I spent most of this Saturday editing a massive horror novel my brilliantly talented husband has written, thus bringing up the subject of professional jealousy in our household. And I’d say it was rampant.


I’ve been Bruce’s first editor from the time we met. He, on the other hand, seldom reads anything I have written. By myself, that is. Often we write together, which means mainly we plot together and he does the actual writing, though not always.


Frankly, I hate to write. I just happen to love what I have written, and often it comes out of the blue anyway and it’s like reading it for the first time. The advantage to being Bruce’s first editor is that I get to read his stuff before anyone else does. The disadvantage is, when I’m editing Bruce’s book, I’m not writing my own.


You’d think that professional jealousy would not rear its ugly head between two people as crazy about each other as we are, but it’s plagued us from the beginning. We often had to work in different fields just to avoid it. And when we do work together, there’s always the question of who wrote what and which one of us came up with what idea. It gets pretty ridiculous sometimes, since Bruce has no memory for that sort of thing at all and I remember every little detail.


Our writing is actually nothing alike, though I can do a pretty fair imitation of Bruce’s style and have on occasion. But we both grew up on sci-fi and mystery stories, Shirley Jackson, and Alfred Hitchcock films, so we have a lot in common as far as our pop culture vocabulary goes. Nowdays it’s easy to tell the books we own apart; Bruce likes to read male writers and fiction, and I’ll read anything except a romance novel.

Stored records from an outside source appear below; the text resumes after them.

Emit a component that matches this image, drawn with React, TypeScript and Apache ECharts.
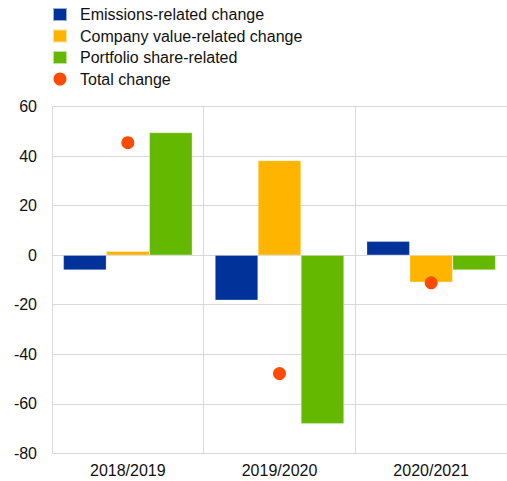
import React, { useEffect, useRef } from "react";
import * as echarts from "echarts";

const categories = ["2018/2019", "2019/2020", "2020/2021"];
const emissions = [-6.0, -18.2, 5.6];
const companyValue = [1.6, 38.2, -10.9];
const portfolioShare = [49.5, -68.1, -6.0];
const totalChange = [45.4, -47.8, -11.2];
const yTicks = { min: -80, max: 60, interval: 20 };

const FONT = "'Liberation Sans', Arial, sans-serif";

export default function App() {
  const ref = useRef<HTMLDivElement>(null);
  useEffect(() => {
    if (!ref.current) return;
    const chart = echarts.init(ref.current, undefined, { renderer: "svg" });
    chart.setOption({
      animation: false,
      textStyle: { fontFamily: FONT },
      legend: {
        orient: "vertical",
        left: 47,
        top: 1,
        itemWidth: 14,
        itemHeight: 13,
        itemGap: 4.5,
        textStyle: { fontSize: 16, lineHeight: 17, color: "#111", fontFamily: FONT, padding: [0, 0, 0, 8] },
        data: [
          { name: "Emissions-related change", icon: "rect" },
          { name: "Company value-related change", icon: "rect" },
          { name: "Portfolio share-related", icon: "rect" },
          { name: "Total change", icon: "circle" },
        ],
      },
      grid: { left: 52, top: 106.5, width: 457, bottom: 27.7, containLabel: false },
      xAxis: {
        type: "category",
        data: categories,
        boundaryGap: true,
        axisLine: { show: true, lineStyle: { color: "#d9d9d9" } },
        axisTick: { show: false },
        axisLabel: { fontSize: 16, color: "#111", margin: 9, fontFamily: FONT },
        splitLine: { show: true, interval: 0, lineStyle: { color: "#d9d9d9" } },
      },
      yAxis: {
        type: "value",
        min: yTicks.min,
        max: yTicks.max,
        interval: yTicks.interval,
        axisLine: { show: true, lineStyle: { color: "#d9d9d9" } },
        axisTick: { show: false },
        axisLabel: { fontSize: 16, color: "#111", margin: 15, fontFamily: FONT },
        splitLine: { show: true, lineStyle: { color: "#d9d9d9" } },
      },
      series: [
        {
          name: "Emissions-related change",
          type: "bar",
          data: emissions,
          barGap: "0%",
          barCategoryGap: "15%",
          itemStyle: { color: "#003299", borderColor: "rgba(255,255,255,0.6)", borderWidth: 0.5 },
        },
        {
          name: "Company value-related change",
          type: "bar",
          data: companyValue,
          barGap: "0%",
          barCategoryGap: "15%",
          itemStyle: { color: "#FFB400", borderColor: "rgba(255,255,255,0.6)", borderWidth: 0.5 },
        },
        {
          name: "Portfolio share-related",
          type: "bar",
          data: portfolioShare,
          barGap: "0%",
          barCategoryGap: "15%",
          itemStyle: { color: "#65B800", borderColor: "rgba(255,255,255,0.6)", borderWidth: 0.5 },
        },
        {
          name: "Total change",
          type: "scatter",
          data: totalChange,
          symbol: "circle",
          symbolSize: 13,
          itemStyle: { color: "#FF4B00", opacity: 1 },
          z: 5,
        },
      ],
    });
    return () => chart.dispose();
  }, []);
  return <div ref={ref} style={{ width: 507, height: 481, position: "absolute", left: 0, top: 0 }} />;
}
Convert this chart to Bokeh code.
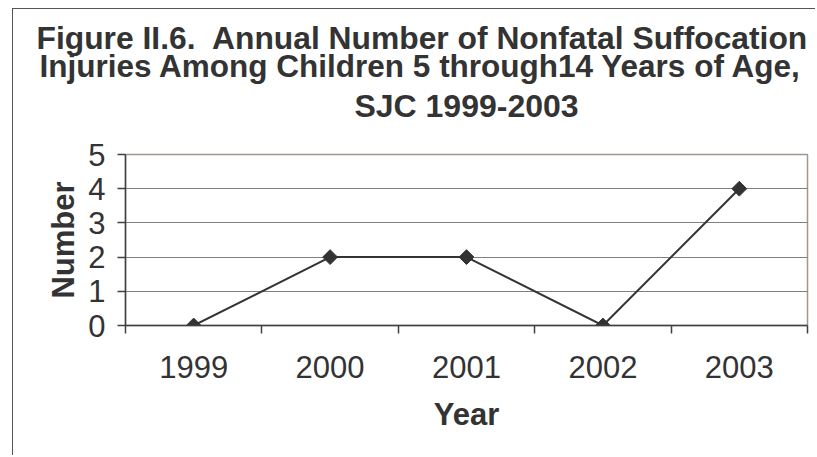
import math
from bokeh.plotting import figure
from bokeh.models import Range1d, FixedTicker, Title
from bokeh.embed import file_html
from bokeh.resources import INLINE

# ---- data ----
years = ["1999", "2000", "2001", "2002", "2003"]
counts = [0, 2, 2, 0, 4]
y_ticks = [0, 1, 2, 3, 4, 5]
title_line1 = "Figure II.6.\u00a0 Annual Number of Nonfatal Suffocation"
title_line2 = "Injuries Among Children 5 through14 Years of Age,"
title_line3 = "SJC 1999-2003"
x_title = "Year"
y_title = "Number"

FONT = "Liberation Sans"
TXT = "#333333"

xs = list(range(len(years)))
boundaries = [i - 0.5 for i in range(len(years) + 1)]

# canvas starts at page (13, 9) because of css margin + border
p = figure(width=803, height=447, output_backend="svg", toolbar_location=None,
           x_range=Range1d(-0.5, len(years) - 0.5), y_range=Range1d(0, 5),
           min_border_left=112, min_border_right=9, min_border_top=145,
           min_border_bottom=131)
p.styles = {"margin-left": "12px", "margin-top": "8px",
            "border-left": "1px solid #555555", "border-top": "1px solid #555555"}
p.background_fill_color = "white"
p.border_fill_color = "white"
p.outline_line_color = "#a0968f"
p.outline_line_width = 1.5

# x axis
xa = p.xaxis[0]
xa.ticker = FixedTicker(ticks=xs, minor_ticks=boundaries)
xa.major_label_overrides = {i: y for i, y in zip(xs, years)}
xa.major_tick_out = 0
xa.major_tick_in = 0
xa.minor_tick_out = 8
xa.minor_tick_in = 0
xa.minor_tick_line_color = "#404040"
xa.minor_tick_line_width = 1.5
xa.axis_line_color = "#404040"
xa.axis_line_width = 1.5
xa.major_label_text_font = FONT
xa.major_label_text_font_size = "31px"
xa.major_label_text_color = TXT
xa.major_label_standoff = 22
xa.axis_label = x_title
xa.axis_label_text_font = FONT
xa.axis_label_text_font_size = "31px"
xa.axis_label_text_font_style = "bold"
xa.axis_label_text_color = TXT
xa.axis_label_standoff = 16

# y axis
ya = p.yaxis[0]
ya.ticker = FixedTicker(ticks=y_ticks)
ya.major_tick_out = 8
ya.major_tick_in = 0
ya.minor_tick_out = 0
ya.minor_tick_in = 0
ya.major_tick_line_color = "#404040"
ya.major_tick_line_width = 1.5
ya.axis_line_color = "#404040"
ya.axis_line_width = 1.5
ya.major_label_text_font = FONT
ya.major_label_text_font_size = "31px"
ya.major_label_text_color = TXT
ya.major_label_standoff = 12
ya.axis_label = y_title
ya.axis_label_text_font = FONT
ya.axis_label_text_font_size = "31px"
ya.axis_label_text_font_style = "bold"
ya.axis_label_text_color = TXT
ya.axis_label_standoff = 4

p.xgrid.visible = False
p.ygrid.ticker = FixedTicker(ticks=y_ticks[1:-1])
p.ygrid.grid_line_color = "#808080"
p.ygrid.grid_line_width = 1.2

# series
p.line(xs, counts, line_color="#333333", line_width=2)
p.scatter(xs, counts, marker="square", angle=math.pi / 4, size=10.5,
          fill_color="#333333", line_color="#333333")

# titles (stacked outward from the plot frame)
p.add_layout(Title(text=" ", text_font_size="2px", standoff=26.7), "above")  # spacer
p.add_layout(Title(text=title_line3, align="center", standoff=0,
                   text_font=FONT, text_font_size="32px", text_font_style="bold",
                   text_color=TXT), "above")
p.add_layout(Title(text=title_line2, align="left", offset=-86, standoff=3.4,
                   text_font=FONT, text_font_size="31.5px", text_font_style="bold",
                   text_color=TXT), "above")
p.add_layout(Title(text=title_line1, align="left", offset=-89, standoff=-23,
                   text_font=FONT, text_font_size="31.8px", text_font_style="bold",
                   text_color=TXT), "above")

open("out.html", "w").write(file_html(p, INLINE))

I’ve always been Bruce’s biggest fan. I’ve often wished he were mine. That spot is taken by my daughter Akisha, an enormous April booster and someone who has read my screenplays and attempts at novels over the years. As it is she and I often have exactly the same book, we like the same things as far as reading goes, and I trust her implicitly.


Bruce still doesn’t read my writing, exactly the way Richard Matthews in my book, LIE LIKE A WOMAN, does not read the novels Bree, his wife, writes. You could say it was art imitating life…





  1. I understand, but consider it a blessing. At least you don’t have to worry about his criticizing your work. That would be heartbreaking.